While you're pondering that (and avoiding the consequences of the hypothetical motor vehicle accident), let's return to the scene of the accident and see what happens next:
You’ve lost enough blood to merit a unit of plasma in the ambulance. Cost: $150-190.
Cost of EMTs’ services: $500-1,000.
Both paid upfront, of course or, in your no-insurance scenario, the EMTs would legally be allowed to dump you out of the ambulance to die on the roadside.
But you pay, and you’re brought to the ER.
Cost of x-rays: $425+ each for the ankle and the ribs.
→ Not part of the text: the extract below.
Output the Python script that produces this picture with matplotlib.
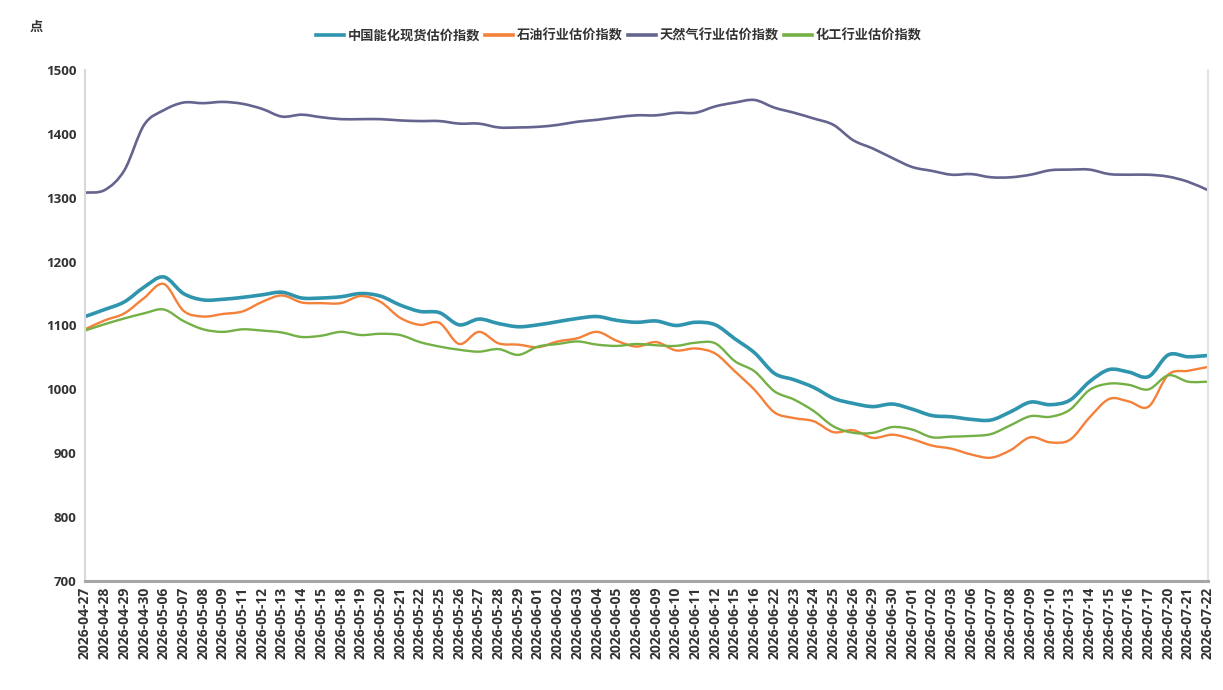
import matplotlib
matplotlib.use("Agg")
import matplotlib.pyplot as plt
import numpy as np
from matplotlib.path import Path
from matplotlib.patches import PathPatch
from matplotlib.lines import Line2D

plt.rcParams['font.family'] = ['Noto Sans CJK SC', 'DejaVu Sans']

dates = ["2026-04-27", "2026-04-28", "2026-04-29", "2026-04-30", "2026-05-06", "2026-05-07",
         "2026-05-08", "2026-05-09", "2026-05-11", "2026-05-12", "2026-05-13", "2026-05-14",
         "2026-05-15", "2026-05-18", "2026-05-19", "2026-05-20", "2026-05-21", "2026-05-22",
         "2026-05-25", "2026-05-26", "2026-05-27", "2026-05-28", "2026-05-29", "2026-06-01",
         "2026-06-02", "2026-06-03", "2026-06-04", "2026-06-05", "2026-06-08", "2026-06-09",
         "2026-06-10", "2026-06-11", "2026-06-12", "2026-06-15", "2026-06-16", "2026-06-22",
         "2026-06-23", "2026-06-24", "2026-06-25", "2026-06-26", "2026-06-29", "2026-06-30",
         "2026-07-01", "2026-07-02", "2026-07-03", "2026-07-06", "2026-07-07", "2026-07-08",
         "2026-07-09", "2026-07-10", "2026-07-13", "2026-07-14", "2026-07-15", "2026-07-16",
         "2026-07-17", "2026-07-20", "2026-07-21", "2026-07-22"]

energy_chem = [1114, 1125, 1137, 1160, 1176, 1150, 1140, 1141, 1144, 1148, 1152, 1143,
               1143, 1145, 1150, 1146, 1132, 1122, 1120, 1101, 1110, 1103, 1098, 1101,
               1106, 1111, 1114, 1108, 1105, 1107, 1100, 1105, 1101, 1079, 1057, 1025,
               1015, 1003, 986, 978, 973, 977, 969, 959, 957, 953, 952, 965,
               980, 976, 983, 1012, 1031, 1027, 1020, 1054, 1051, 1053]

oil = [1094, 1108, 1119, 1143, 1165, 1123, 1114, 1118, 1122, 1137, 1147, 1136,
       1135, 1135, 1146, 1137, 1112, 1101, 1104, 1071, 1090, 1072, 1070, 1066,
       1075, 1080, 1090, 1076, 1067, 1074, 1061, 1064, 1056, 1028, 999, 964,
       955, 950, 933, 936, 924, 929, 922, 912, 907, 898, 893, 905,
       925, 917, 921, 956, 985, 981, 973, 1023, 1029, 1035]

natgas = [1308, 1312, 1343, 1414, 1437, 1449, 1448, 1450, 1447, 1439, 1427, 1430,
          1426, 1423, 1423, 1423, 1421, 1420, 1420, 1416, 1416, 1410, 1410, 1411,
          1414, 1419, 1422, 1426, 1429, 1429, 1433, 1433, 1443, 1449, 1453, 1441,
          1433, 1424, 1414, 1390, 1377, 1362, 1348, 1342, 1336, 1337, 1332, 1332,
          1336, 1343, 1344, 1344, 1337, 1336, 1336, 1333, 1325, 1312]

chemical = [1092, 1102, 1111, 1119, 1125, 1107, 1094, 1090, 1094, 1092, 1089, 1082,
            1084, 1090, 1085, 1087, 1085, 1074, 1067, 1062, 1059, 1063, 1054, 1067,
            1071, 1075, 1070, 1068, 1071, 1069, 1068, 1073, 1072, 1044, 1028, 997,
            984, 966, 942, 932, 932, 941, 937, 925, 926, 927, 930, 944,
            958, 957, 968, 999, 1009, 1007, 1000, 1022, 1012, 1012]

series_names = ["中国能化现货估价指数", "石油行业估价指数", "天然气行业估价指数", "化工行业估价指数"]
series_values = [energy_chem, oil, natgas, chemical]
colors = ["#2f95ae", "#f4803a", "#64648f", "#73b045"]
widths = [2.6, 1.7, 1.9, 1.7]
y_ticks = [700, 800, 900, 1000, 1100, 1200, 1300, 1400, 1500]


def smooth_path(x, y, c=1 / 6):
    x = np.asarray(x, float)
    y = np.asarray(y, float)
    n = len(x)
    verts = [(x[0], y[0])]
    codes = [Path.MOVETO]
    for i in range(n - 1):
        p0 = i - 1 if i > 0 else i
        p3 = i + 2 if i + 2 < n else i + 1
        c1 = (x[i] + (x[i + 1] - x[p0]) * c, y[i] + (y[i + 1] - y[p0]) * c)
        c2 = (x[i + 1] - (x[p3] - x[i]) * c, y[i + 1] - (y[p3] - y[i]) * c)
        verts += [c1, c2, (x[i + 1], y[i + 1])]
        codes += [Path.CURVE4] * 3
    return Path(verts, codes)


fig = plt.figure(figsize=(12.23, 6.9), dpi=100)
ax = fig.add_axes([0.0695, 0.158, 0.918, 0.7406])

xs = np.arange(len(dates))
handles = []
for name, vals, col, w in zip(series_names, series_values, colors, widths):
    p = smooth_path(xs, vals)
    ax.add_patch(PathPatch(p, facecolor="none", edgecolor=col, lw=w, capstyle="round", joinstyle="round"))
    handles.append(Line2D([], [], color=col, lw=2.6))

ax.set_xlim(0, len(dates) - 1)
ax.set_ylim(700, 1500)
ax.set_yticks(y_ticks)
ax.set_yticklabels([str(v) for v in y_ticks], fontsize=9.5, fontweight="bold", color="#333333",
                   family=["Open Sans", "DejaVu Sans"])
ax.set_xticks(xs)
ax.set_xticklabels(dates, rotation=90, fontsize=10, fontweight="bold", color="#333333",
                   family=["Open Sans", "DejaVu Sans"])
ax.tick_params(axis="both", length=0, pad=6)
ax.tick_params(axis="x", pad=4)

ax.spines["top"].set_visible(False)
ax.spines["left"].set_color("#d9d9d9")
ax.spines["left"].set_linewidth(1.5)
ax.spines["right"].set_color("#e3e3e3")
ax.spines["right"].set_linewidth(1.5)
ax.spines["bottom"].set_color("#a6a6a6")
ax.spines["bottom"].set_linewidth(2.2)

fig.text(36 / 1223, 1 - 27 / 690, "点", fontsize=9.5, fontweight="bold", color="#333333",
         ha="center", va="center")

leg = fig.legend(handles, series_names, loc="center", bbox_to_anchor=(619 / 1223, 1 - 36 / 690),
                 ncol=4, frameon=False, handlelength=2.1, handletextpad=0.3,
                 columnspacing=0.4, prop={"weight": "bold", "size": 9.5})
for t in leg.get_texts():
    t.set_color("#333333")

fig.savefig("out.png", dpi=100)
Cost of an MRI to rule out a ruptured spleen from the rib fracture: $525-900.
Blood draws: $44-107 each.
Again, keep that checkbook handy, because the ER staff is now legally allowed to refuse you services for which you cannot or will not pay.
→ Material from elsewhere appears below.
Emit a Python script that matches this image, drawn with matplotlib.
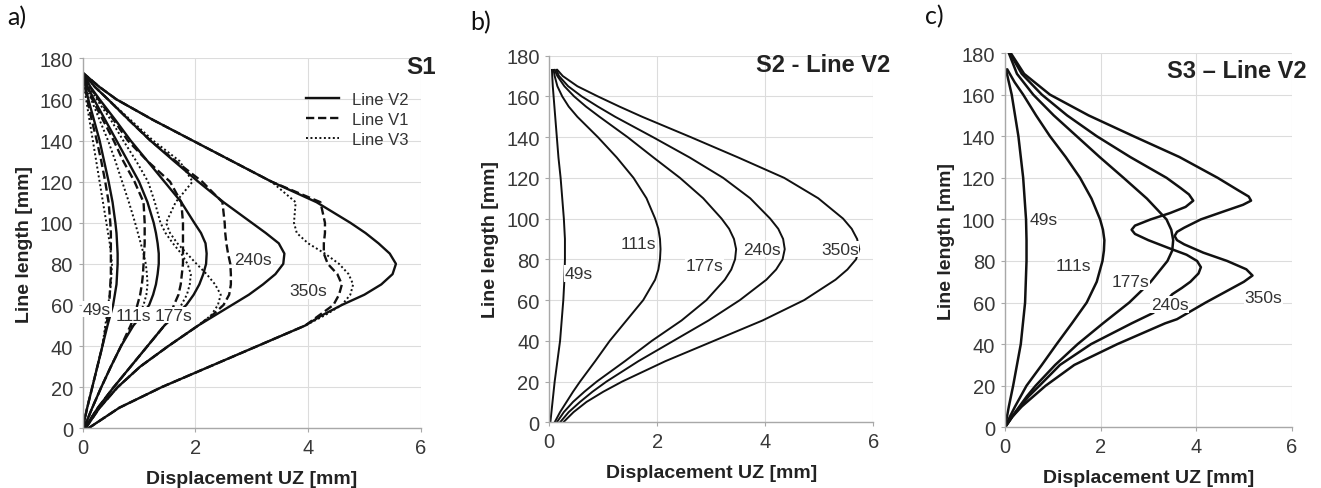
import numpy as np
import matplotlib
matplotlib.use('Agg')
import matplotlib.pyplot as plt

plt.rcParams['font.family'] = ['Liberation Sans', 'DejaVu Sans']

times = ['49s', '111s', '177s', '240s', '350s']

# ---- panel a (S1): three measuring lines, same y levels for every curve
ya = [0, 10, 20, 30, 40, 50, 55, 60, 65, 70, 75, 80, 85, 90, 95, 100, 110, 120, 130, 140, 150, 160, 166, 173]
a_v2 = [
    [0.0, 0.08, 0.17, 0.26, 0.35, 0.44, 0.49, 0.54, 0.57, 0.60, 0.61, 0.62, 0.62, 0.61, 0.60, 0.58, 0.53, 0.46, 0.38, 0.30, 0.20, 0.10, 0.05, 0.0],
    [0.02, 0.17, 0.33, 0.50, 0.68, 0.90, 1.05, 1.18, 1.25, 1.30, 1.33, 1.35, 1.35, 1.33, 1.30, 1.26, 1.15, 1.00, 0.80, 0.60, 0.40, 0.20, 0.09, 0.0],
    [0.03, 0.27, 0.55, 0.85, 1.15, 1.45, 1.65, 1.84, 1.97, 2.07, 2.14, 2.19, 2.20, 2.18, 2.10, 1.98, 1.75, 1.45, 1.15, 0.85, 0.58, 0.30, 0.14, 0.0],
    [0.05, 0.30, 0.62, 1.02, 1.52, 2.05, 2.35, 2.65, 2.95, 3.20, 3.42, 3.56, 3.58, 3.48, 3.25, 3.00, 2.50, 2.05, 1.62, 1.20, 0.82, 0.45, 0.22, 0.0],
    [0.10, 0.65, 1.40, 2.25, 3.10, 3.95, 4.25, 4.60, 5.00, 5.30, 5.50, 5.56, 5.45, 5.25, 5.02, 4.75, 4.15, 3.35, 2.65, 1.95, 1.25, 0.60, 0.30, 0.0],
]
a_v1 = [
    [0.0, 0.08, 0.17, 0.26, 0.35, 0.42, 0.45, 0.47, 0.48, 0.49, 0.50, 0.50, 0.50, 0.50, 0.50, 0.49, 0.46, 0.40, 0.33, 0.25, 0.16, 0.08, 0.04, 0.0],
    [0.02, 0.17, 0.33, 0.50, 0.68, 0.85, 0.92, 0.97, 1.02, 1.05, 1.07, 1.08, 1.09, 1.10, 1.10, 1.10, 1.08, 0.92, 0.72, 0.55, 0.36, 0.17, 0.08, 0.0],
    [0.03, 0.27, 0.55, 0.85, 1.15, 1.45, 1.55, 1.62, 1.70, 1.74, 1.76, 1.78, 1.78, 1.78, 1.78, 1.78, 1.75, 1.55, 1.15, 0.80, 0.55, 0.28, 0.13, 0.0],
    [0.05, 0.30, 0.62, 1.02, 1.52, 2.05, 2.30, 2.50, 2.60, 2.63, 2.63, 2.62, 2.58, 2.55, 2.53, 2.52, 2.48, 2.12, 1.65, 1.20, 0.82, 0.45, 0.22, 0.0],
    [0.10, 0.65, 1.40, 2.25, 3.10, 3.95, 4.20, 4.45, 4.55, 4.60, 4.52, 4.35, 4.28, 4.28, 4.30, 4.30, 4.22, 3.35, 2.65, 1.95, 1.25, 0.60, 0.30, 0.0],
]
a_v3 = [
    [0.0, 0.08, 0.17, 0.26, 0.35, 0.40, 0.43, 0.45, 0.48, 0.50, 0.51, 0.52, 0.50, 0.48, 0.45, 0.42, 0.36, 0.30, 0.24, 0.18, 0.12, 0.06, 0.03, 0.0],
    [0.02, 0.17, 0.33, 0.50, 0.68, 0.88, 1.00, 1.08, 1.13, 1.15, 1.14, 1.12, 1.08, 1.03, 0.98, 0.93, 0.82, 0.70, 0.58, 0.45, 0.30, 0.15, 0.07, 0.0],
    [0.03, 0.27, 0.55, 0.85, 1.15, 1.45, 1.62, 1.75, 1.85, 1.90, 1.92, 1.86, 1.75, 1.60, 1.47, 1.38, 1.28, 1.16, 0.95, 0.72, 0.50, 0.25, 0.12, 0.0],
    [0.05, 0.30, 0.62, 1.02, 1.52, 2.05, 2.28, 2.40, 2.45, 2.35, 2.20, 2.02, 1.85, 1.68, 1.55, 1.48, 1.65, 1.95, 1.72, 1.25, 0.85, 0.45, 0.22, 0.0],
    [0.10, 0.65, 1.40, 2.25, 3.10, 3.95, 4.30, 4.60, 4.75, 4.80, 4.72, 4.55, 4.30, 4.00, 3.80, 3.75, 3.78, 3.35, 2.65, 1.95, 1.25, 0.60, 0.30, 0.0],
]
a_lab_x = [0.25, 0.9, 1.61, 3.03, 4.0]
a_lab_y = [58, 55, 55, 82, 67]

# ---- panel b (S2 - Line V2)
yb = [0, 5, 10, 15, 20, 30, 40, 50, 60, 70, 75, 80, 85, 90, 95, 100, 110, 120, 130, 140, 150, 155, 160, 165, 170, 173]
b_v2 = [
    [0.02, 0.04, 0.06, 0.08, 0.10, 0.15, 0.20, 0.23, 0.26, 0.28, 0.285, 0.29, 0.29, 0.29, 0.28, 0.27, 0.24, 0.21, 0.17, 0.14, 0.11, 0.095, 0.08, 0.065, 0.055, 0.05],
    [0.10, 0.20, 0.32, 0.44, 0.57, 0.85, 1.12, 1.43, 1.74, 1.96, 2.02, 2.05, 2.06, 2.05, 2.02, 1.96, 1.80, 1.56, 1.25, 0.90, 0.52, 0.36, 0.24, 0.15, 0.10, 0.08],
    [0.14, 0.27, 0.44, 0.65, 0.88, 1.40, 1.90, 2.45, 2.91, 3.25, 3.37, 3.44, 3.46, 3.42, 3.33, 3.19, 2.85, 2.42, 1.93, 1.45, 0.93, 0.68, 0.46, 0.28, 0.15, 0.10],
    [0.20, 0.36, 0.57, 0.80, 1.06, 1.65, 2.30, 2.95, 3.53, 4.02, 4.20, 4.32, 4.36, 4.33, 4.24, 4.09, 3.72, 3.22, 2.60, 1.92, 1.22, 0.90, 0.60, 0.35, 0.18, 0.13],
    [0.26, 0.45, 0.69, 1.00, 1.35, 2.15, 3.05, 3.95, 4.72, 5.30, 5.52, 5.68, 5.74, 5.70, 5.60, 5.44, 4.98, 4.35, 3.50, 2.62, 1.72, 1.30, 0.90, 0.52, 0.25, 0.15],
]
b_lab_x = [0.55, 1.65, 2.88, 3.93, 5.38]
b_lab_y = [73, 88, 77, 85, 85]

# ---- panel c (S3 - Line V2), each curve has its own y levels
c_y = [
    [0, 10, 20, 40, 60, 80, 90, 100, 120, 140, 160, 172],
    [0, 5, 10, 20, 30, 40, 50, 60, 70, 80, 85, 90, 95, 100, 110, 120, 130, 140, 150, 160, 166, 172],
    [0, 5, 10, 15, 20, 30, 40, 50, 60, 70, 80, 85, 90, 95, 100, 110, 120, 130, 140, 150, 160, 170, 180],
    [0, 5, 10, 15, 20, 30, 40, 50, 55, 60, 64, 67, 70, 74, 77, 80, 83, 86, 90, 93, 95, 97, 100, 103, 106, 109,
     112, 115, 120, 130, 140, 150, 160, 170, 180],
    [0, 5, 10, 15, 20, 30, 40, 50, 52, 56, 60, 65, 70, 73, 76, 80, 84, 88, 90, 92, 94, 96, 100, 104, 107, 109,
     111, 114, 120, 130, 140, 150, 160, 170, 180],
]
c_x = [
    [0, 0.08, 0.17, 0.33, 0.42, 0.45, 0.45, 0.44, 0.38, 0.28, 0.14, 0.02],
    [0, 0.10, 0.21, 0.45, 0.77, 1.08, 1.40, 1.71, 1.92, 2.04, 2.07, 2.08, 2.05, 1.99, 1.81, 1.57, 1.27, 0.94, 0.65, 0.38, 0.20, 0.05],
    [0, 0.14, 0.30, 0.46, 0.64, 1.05, 1.52, 2.05, 2.60, 3.05, 3.40, 3.50, 3.52, 3.48, 3.38, 2.97, 2.48, 1.98, 1.50, 1.02, 0.59, 0.25, 0.08],
    [0, 0.15, 0.32, 0.50, 0.72, 1.15, 1.80, 2.65, 3.10, 3.35, 3.50, 3.70, 3.88, 4.05, 4.10, 4.02, 3.80, 3.45, 3.00, 2.72, 2.65, 2.72,
     3.05, 3.45, 3.78, 3.94, 3.85, 3.68, 3.38, 2.62, 1.92, 1.30, 0.77, 0.35, 0.10],
    [0, 0.15, 0.35, 0.60, 0.85, 1.45, 2.35, 3.35, 3.60, 3.90, 4.20, 4.60, 5.00, 5.18, 5.05, 4.65, 4.15, 3.75, 3.60, 3.55, 3.60, 3.75,
     4.10, 4.60, 4.98, 5.15, 5.10, 4.88, 4.45, 3.65, 2.69, 1.75, 0.94, 0.40, 0.12],
]
c_lab_x = [0.8, 1.43, 2.62, 3.45, 5.41]
c_lab_y = [100, 78, 70, 59, 62.5]

ink = '#111111'
lbl_box = dict(facecolor='white', edgecolor='none', pad=0.5)


def style(ax):
    ax.set_xlim(0, 6)
    ax.set_ylim(0, 180)
    ax.set_xticks([0, 2, 4, 6])
    ax.set_yticks(range(0, 181, 20))
    ax.grid(color='#dcdcdc', lw=0.8)
    ax.set_axisbelow(True)
    for s in ['top', 'right']:
        ax.spines[s].set_visible(False)
    for s in ['left', 'bottom']:
        ax.spines[s].set_color('#a8a8a8')
        ax.spines[s].set_linewidth(1.0)
    ax.tick_params(direction='out', length=3, color='#a8a8a8', labelsize=14.5,
                   labelcolor='#383838', pad=4)
    ax.set_xlabel('Displacement UZ [mm]', fontsize=14, fontweight='bold', color='#222222', labelpad=9)
    ax.set_ylabel('Line length [mm]', fontsize=14, fontweight='bold', color='#222222', labelpad=5)


fig = plt.figure(figsize=(13.21, 4.89), dpi=100)

# panel a
ax = fig.add_axes([0.0626, 0.1221, 0.2559, 0.7566])
style(ax)
for i in range(5):
    ax.plot(a_v3[i], ya, color=ink, lw=1.4, dashes=(1, 1.3), label='Line V3' if i == 0 else None)
    ax.plot(a_v1[i], ya, color=ink, lw=1.7, dashes=(3.5, 1.6), label='Line V1' if i == 0 else None)
    ax.plot(a_v2[i], ya, color=ink, lw=1.7, label='Line V2' if i == 0 else None)
for i in range(5):
    ax.text(a_lab_x[i], a_lab_y[i], times[i], fontsize=12.5, color='#333333',
            ha='center', va='center', bbox=lbl_box, zorder=5)
h, l = ax.get_legend_handles_labels()
order = [2, 1, 0]
ax.legend([h[k] for k in order], [l[k] for k in order], loc='upper right',
          bbox_to_anchor=(1.01, 0.95), frameon=False, fontsize=12, handlelength=2.0,
          labelspacing=0.3, handletextpad=0.8, labelcolor='#333333')
ax.text(1.045, 0.977, 'S1', transform=ax.transAxes, ha='right', va='center',
        fontsize=17.5, fontweight='bold', color='#222222')

# panel b
ax = fig.add_axes([0.4158, 0.1344, 0.2453, 0.7497])
style(ax)
for i in range(5):
    ax.plot(b_v2[i], yb, color=ink, lw=1.4)
    ax.text(b_lab_x[i], b_lab_y[i], times[i], fontsize=12.5, color='#333333',
            ha='center', va='center', bbox=lbl_box, zorder=5)
ax.text(1.052, 0.977, 'S2 - Line V2', transform=ax.transAxes, ha='right', va='center',
        fontsize=17, fontweight='bold', color='#222222')

# panel c
ax = fig.add_axes([0.7608, 0.1241, 0.2170, 0.7654])
style(ax)
for i in range(5):
    ax.plot(c_x[i], c_y[i], color=ink, lw=1.8)
    ax.text(c_lab_x[i], c_lab_y[i], times[i], fontsize=12.5, color='#333333',
            ha='center', va='center', bbox=lbl_box, zorder=5)
ax.text(1.053, 0.952, 'S3 \u2013 Line V2', transform=ax.transAxes, ha='right', va='center',
        fontsize=17, fontweight='bold', color='#222222')

for lx, ly, t in [(7, 18, 'a)'), (470, 23, 'b)'), (925, 17, 'c)')]:
    fig.text(lx / 1321, 1 - ly / 489, t, fontsize=18, family=['Lato', 'DejaVu Sans'],
             va='center', ha='left', color='#111111')

fig.savefig('out.png', dpi=100)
But, hey, you’re in luck! Your spleen is only mildly bruised, not ruptured, so you won’t need a splenectomy, which would have run you $1,664-2,064.
However, setting the ribs, aside from being excruciating, will cost up to $12,000.
And the x-ray shows that your ankle is broken. Surgery will cost you $9,719-17,634.
You’ll also need to stay in the hospital overnight, to the tune of $1,200-2,000.
Before you can leave the hospital, you’ll be billed for every medication, surgical dressing, the crutches you’ll need until the ankle heals. One Vicodin can set you back $22…maybe Rush can hook you up.
So, tell us again how you’d be able to pay for all that out of pocket.